> **WHAT IS ASKED**
Your task is to retype the lines from the opening of the material through the line that includes "76.9, 78.5, 80];". Do not copy the pictures.

> **INFORMATION SUPPLIED**
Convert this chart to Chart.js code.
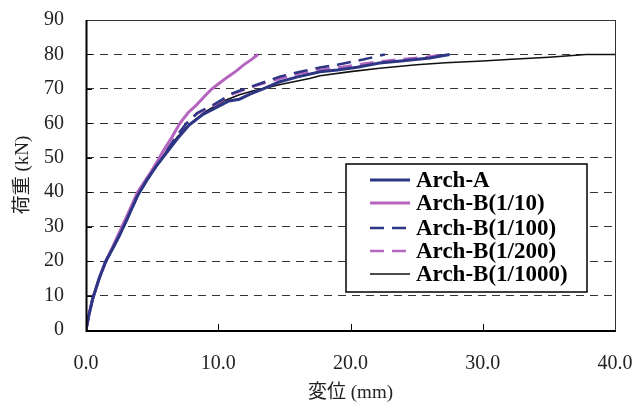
<!DOCTYPE html>
<html>
<head>
<meta charset="utf-8">
<script src="https://cdn.jsdelivr.net/npm/chart.js@4.4.1/dist/chart.umd.min.js"></script>
<style>
  html, body { margin: 0; padding: 0; background: #fff; }
</style>
</head>
<body>
<canvas id="chart" width="633" height="408"></canvas>
<script>
// ── Data (displacement mm / load kN) ─────────────────────────────

const seriesLabels = ["Arch-A", "Arch-B(1/10)", "Arch-B(1/100)", "Arch-B(1/200)", "Arch-B(1/1000)"];

const archA_x = [0, 0.2, 0.5, 1.0, 1.5, 2.0, 2.6, 3.2, 3.9, 4.6, 5.3, 6.0, 6.9, 7.8, 8.8, 9.8, 10.8, 11.6, 12.4, 13.4, 14.6, 16.0, 17.7, 19.0, 20.5, 22.2, 24.0, 26.0, 27.5];
const archA_y = [0, 4, 9, 15, 20, 23.5, 28, 33, 39, 43.5, 47.5, 51, 55.5, 59.5, 62.5, 64.5, 66.5, 67, 68.5, 70, 72, 73.5, 75, 75.5, 76.3, 77.5, 78.2, 79, 80];

const b10_x = [0, 0.2, 0.5, 1.0, 1.5, 2.0, 2.6, 3.2, 3.9, 4.5, 4.85, 5.4, 5.85, 6.5, 7.1, 7.7, 8.4, 9.0, 9.5, 10.1, 10.8, 11.4, 11.9, 12.5, 13.0];
const b10_y = [0, 4, 9, 15, 20, 24, 29, 34, 40, 43.5, 45.5, 49, 52, 56, 60, 63, 65.5, 68, 69.9, 71.7, 73.7, 75.3, 76.9, 78.5, 80];

const b100_x = [0, 0.2, 0.5, 1.0, 1.5, 2.0, 2.6, 3.2, 3.9, 4.6, 5.3, 6.0, 6.8, 7.6, 8.4, 9.6, 11.1, 12.9, 14.7, 16.2, 17.7, 19.0, 20.3, 21.5, 22.6];
const b100_y = [0, 4, 9, 15, 20, 23.5, 28, 33, 39, 43.5, 47.5, 51.5, 56, 60, 63, 65.3, 68.8, 71.2, 73.6, 75, 76.2, 77, 78, 79, 80];

const b200_x = [0, 0.2, 0.5, 1.0, 1.5, 2.0, 2.6, 3.2, 3.9, 4.6, 5.3, 6.0, 6.8, 7.6, 8.4, 9.6, 11.1, 12.9, 14.7, 16.2, 17.7, 19.0, 20.3, 22.2, 24.0, 25.8, 27.2];
const b200_y = [0, 4, 9, 15, 20, 23.5, 28, 33, 39, 43.5, 47.5, 51.5, 56, 60, 62.8, 65, 68.5, 71, 73, 74.5, 75.5, 76.2, 76.9, 78, 78.7, 79.3, 80];

const b1000_x = [0, 0.2, 0.5, 1.0, 1.5, 2.0, 2.6, 3.2, 3.9, 4.6, 5.3, 6.0, 6.9, 7.9, 9.0, 10.4, 11.6, 12.6, 14.7, 16.9, 17.7, 20.0, 22.2, 25.0, 27.2, 30.0, 32.2, 35.0, 37.8, 40.0];
const b1000_y = [0, 4, 9, 15, 20, 23.5, 28, 33, 39, 43.5, 47.5, 51.5, 56, 60, 63.3, 66.5, 68.3, 69.4, 71.3, 73, 73.8, 75, 76, 77, 77.6, 78.1, 78.6, 79.2, 80, 80];

const xTicks = [0, 10, 20, 30, 40];
const yTicks = [0, 10, 20, 30, 40, 50, 60, 70, 80, 90];

// ── Styling ──────────────────────────────────────────────────────

const NAVY = "#2D3585";
const ORCHID = "#B565BF";
const SERIF = "'Liberation Serif', 'Times New Roman', serif";
const TITLE_FONT = "'Liberation Serif', 'Noto Sans CJK JP', serif";

function toPoints(xs, ys) {
  return xs.map((x, i) => ({ x: x, y: ys[i] }));
}

const datasets = [
  { label: seriesLabels[0], data: toPoints(archA_x, archA_y), borderColor: NAVY, borderWidth: 3 },
  { label: seriesLabels[1], data: toPoints(b10_x, b10_y), borderColor: ORCHID, borderWidth: 3 },
  { label: seriesLabels[2], data: toPoints(b100_x, b100_y), borderColor: NAVY, borderWidth: 2.5, borderDash: [14, 8] },
  { label: seriesLabels[3], data: toPoints(b200_x, b200_y), borderColor: ORCHID, borderWidth: 2.5, borderDash: [14, 8] },
  { label: seriesLabels[4], data: toPoints(b1000_x, b1000_y), borderColor: "#111", borderWidth: 1.6 },
].map((d) => Object.assign(d, { showLine: true, pointRadius: 0, tension: 0, fill: false }));

// keep the plot box fixed: drop the extra padding Chart.js reserves for tick labels
function pinScale(scale, size) {
  if (scale.isHorizontal()) scale.height = size;
  else scale.width = size;
  scale.paddingTop = 0;
  scale.paddingBottom = 0;
  scale.paddingLeft = 0;
  scale.paddingRight = 0;
}

// frame, inward ticks and the boxed legend
const framePlugin = {
  id: "framePlugin",
  afterDatasetsDraw(chart) {
    const { ctx, chartArea: a, scales } = chart;
    ctx.save();

    // inner tick marks
    ctx.strokeStyle = "#000";
    ctx.lineWidth = 1;
    ctx.beginPath();
    xTicks.slice(1, -1).forEach((v) => {
      const px = Math.round(scales.x.getPixelForValue(v)) + 0.5;
      ctx.moveTo(px, a.bottom);
      ctx.lineTo(px, a.bottom - 6);
    });
    yTicks.slice(1, -1).forEach((v) => {
      const py = Math.round(scales.y.getPixelForValue(v)) + 0.5;
      ctx.moveTo(a.left, py);
      ctx.lineTo(a.left + 6, py);
    });
    ctx.stroke();

    // box around plot
    ctx.lineWidth = 1;
    ctx.strokeStyle = "#333";
    ctx.strokeRect(a.left + 0.5, a.top + 0.5, a.right - a.left, a.bottom - a.top);
    ctx.strokeStyle = "#000";
    ctx.lineWidth = 2;
    ctx.beginPath();
    ctx.moveTo(a.left + 0.5, a.top);
    ctx.lineTo(a.left + 0.5, a.bottom + 1);
    ctx.lineTo(a.right + 1, a.bottom + 1);
    ctx.stroke();

    // legend
    const box = { x: 346, y: 164, w: 241, h: 128 };
    ctx.fillStyle = "#fff";
    ctx.fillRect(box.x, box.y, box.w, box.h);
    ctx.strokeStyle = "#000";
    ctx.lineWidth = 1.5;
    ctx.strokeRect(box.x, box.y, box.w, box.h);

    const rows = [180, 203, 228, 251, 274];
    ctx.font = "bold 23px " + SERIF;
    ctx.textBaseline = "middle";
    ctx.textAlign = "left";
    chart.data.datasets.forEach((d, i) => {
      ctx.strokeStyle = d.borderColor;
      ctx.lineWidth = d.borderWidth;
      ctx.setLineDash(d.borderDash || []);
      ctx.beginPath();
      ctx.moveTo(370, rows[i]);
      ctx.lineTo(410, rows[i]);
      ctx.stroke();
      ctx.setLineDash([]);
      ctx.fillStyle = "#000";
      ctx.fillText(d.label, 416, rows[i] + 1);
    });
    ctx.restore();
  },
};

new Chart(document.getElementById("chart"), {
  type: "scatter",
  data: { datasets: datasets },
  options: {
    responsive: false,
    devicePixelRatio: 1,
    animation: false,
    layout: { padding: { left: 0, top: 20, right: 18, bottom: 0 } },
    plugins: {
      legend: { display: false },
      tooltip: { enabled: false },
    },
    scales: {
      x: {
        type: "linear",
        min: 0,
        max: 40,
        afterBuildTicks: (scale) => { scale.ticks = xTicks.map((v) => ({ value: v })); },
        afterFit: (scale) => pinScale(scale, 78),
        ticks: {
          padding: 22,
          maxRotation: 0,
          color: "#222",
          font: { family: SERIF, size: 20 },
          callback: (v) => v.toFixed(1),
        },
        grid: { display: false, drawTicks: false },
        border: { display: false },
        title: {
          display: true,
          text: "変位 (mm)",
          color: "#222",
          font: { family: TITLE_FONT, size: 19 },
          padding: { top: 0, bottom: 4 },
        },
      },
      y: {
        type: "linear",
        min: 0,
        max: 90,
        afterBuildTicks: (scale) => { scale.ticks = yTicks.map((v) => ({ value: v })); },
        afterFit: (scale) => pinScale(scale, 86),
        ticks: {
          padding: 22,
          color: "#222",
          font: { family: SERIF, size: 20 },
        },
        grid: {
          drawTicks: false,
          lineWidth: 1,
          color: (c) => (c.tick && (c.tick.value === 0 || c.tick.value === 90) ? "rgba(0,0,0,0)" : "#333"),
        },
        border: { display: false, dash: [8, 6] },
        title: {
          display: true,
          text: "荷重 (kN)",
          color: "#222",
          font: { family: TITLE_FONT, size: 19 },
          padding: { top: 12, bottom: 0 },
        },
      },
    },
  },
  plugins: [framePlugin],
});
</script>
</body>
</html>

> **WRITTEN REPLY**
Convert this chart to Chart.js code.
<!DOCTYPE html>
<html>
<head>
<meta charset="utf-8">
<script src="https://cdn.jsdelivr.net/npm/chart.js@4.4.1/dist/chart.umd.min.js"></script>
<style>
  html, body { margin: 0; padding: 0; background: #fff; }
</style>
</head>
<body>
<canvas id="chart" width="633" height="408"></canvas>
<script>
// ── Data (displacement mm / load kN) ─────────────────────────────

const seriesLabels = ["Arch-A", "Arch-B(1/10)", "Arch-B(1/100)", "Arch-B(1/200)", "Arch-B(1/1000)"];

const archA_x = [0, 0.2, 0.5, 1.0, 1.5, 2.0, 2.6, 3.2, 3.9, 4.6, 5.3, 6.0, 6.9, 7.8, 8.8, 9.8, 10.8, 11.6, 12.4, 13.4, 14.6, 16.0, 17.7, 19.0, 20.5, 22.2, 24.0, 26.0, 27.5];
const archA_y = [0, 4, 9, 15, 20, 23.5, 28, 33, 39, 43.5, 47.5, 51, 55.5, 59.5, 62.5, 64.5, 66.5, 67, 68.5, 70, 72, 73.5, 75, 75.5, 76.3, 77.5, 78.2, 79, 80];

const b10_x = [0, 0.2, 0.5, 1.0, 1.5, 2.0, 2.6, 3.2, 3.9, 4.5, 4.85, 5.4, 5.85, 6.5, 7.1, 7.7, 8.4, 9.0, 9.5, 10.1, 10.8, 11.4, 11.9, 12.5, 13.0];
const b10_y = [0, 4, 9, 15, 20, 24, 29, 34, 40, 43.5, 45.5, 49, 52, 56, 60, 63, 65.5, 68, 69.9, 71.7, 73.7, 75.3, 76.9, 78.5, 80];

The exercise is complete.